= Aleksandar Đurić (politician) =

Serbian politician

Aleksandar Đurić (Александар Ђурић; born 1930) was a Serbian politician in the 1990s. He served in the National Assembly of Serbia from 1994 to 1997, originally as a member of the far-right Serbian Radical Party (Srpska radikalna stranka, SRS) and later with a caucus of ex-Radical Party members.

==Private career==
In the 1993 Serbian parliamentary election, Đurić identified as a craftsman and lived in Smederevo.

==Politician==
Đurić appeared in the third position on the SRS's electoral list for the Smederevo division in the 1993 parliamentary election and was given a mandate after the party won three seats in the division. (From 1992 to 2000, Serbia's electoral law stipulated that one-third of parliamentary mandates would be assigned to candidates from successful lists in numerical order, while the remaining two-thirds would be distributed amongst other candidates on the lists at the discretion of the sponsoring parties.

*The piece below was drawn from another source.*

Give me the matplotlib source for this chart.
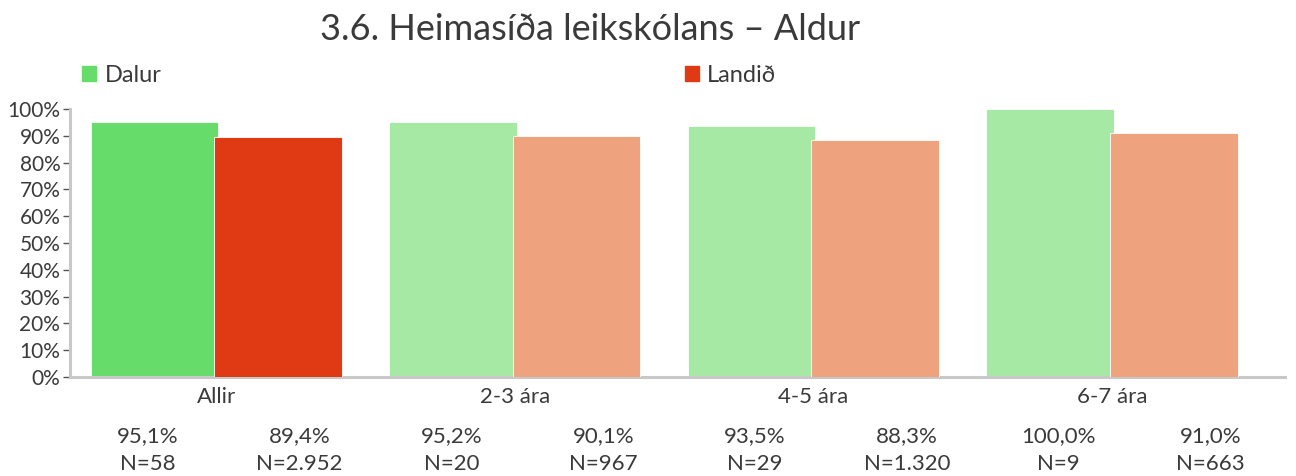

It was common practice for the latter mandates to be awarded out of order. Đurić's list position did not give him the automatic right to a mandate.) He took his seat when the assembly convened in January 1994.

Đurić later joined a dissident faction in the Radical Party, and in 1995 he affiliated with the breakaway Serbian Radical Party – Nikola Pašić (Srpska radikalna stranka – Nikola Pašić, SRS-NP). In July 1995, the latter group accused three SRS parliamentarians of physically preventing Đurić from entering the assembly building.

In late 1996, Đurić joined with five other former Radicals to start a new parliamentary group called "1 December." The SRS sought to overturn their mandates and was successful in expelling three of them from the legislature. Đurić, however, was able to keep his seat.

He did not seek re-election in the 1997 Serbian parliamentary election, and online sources do not indicate his activities after this time. It is unclear from available sources if he is still alive.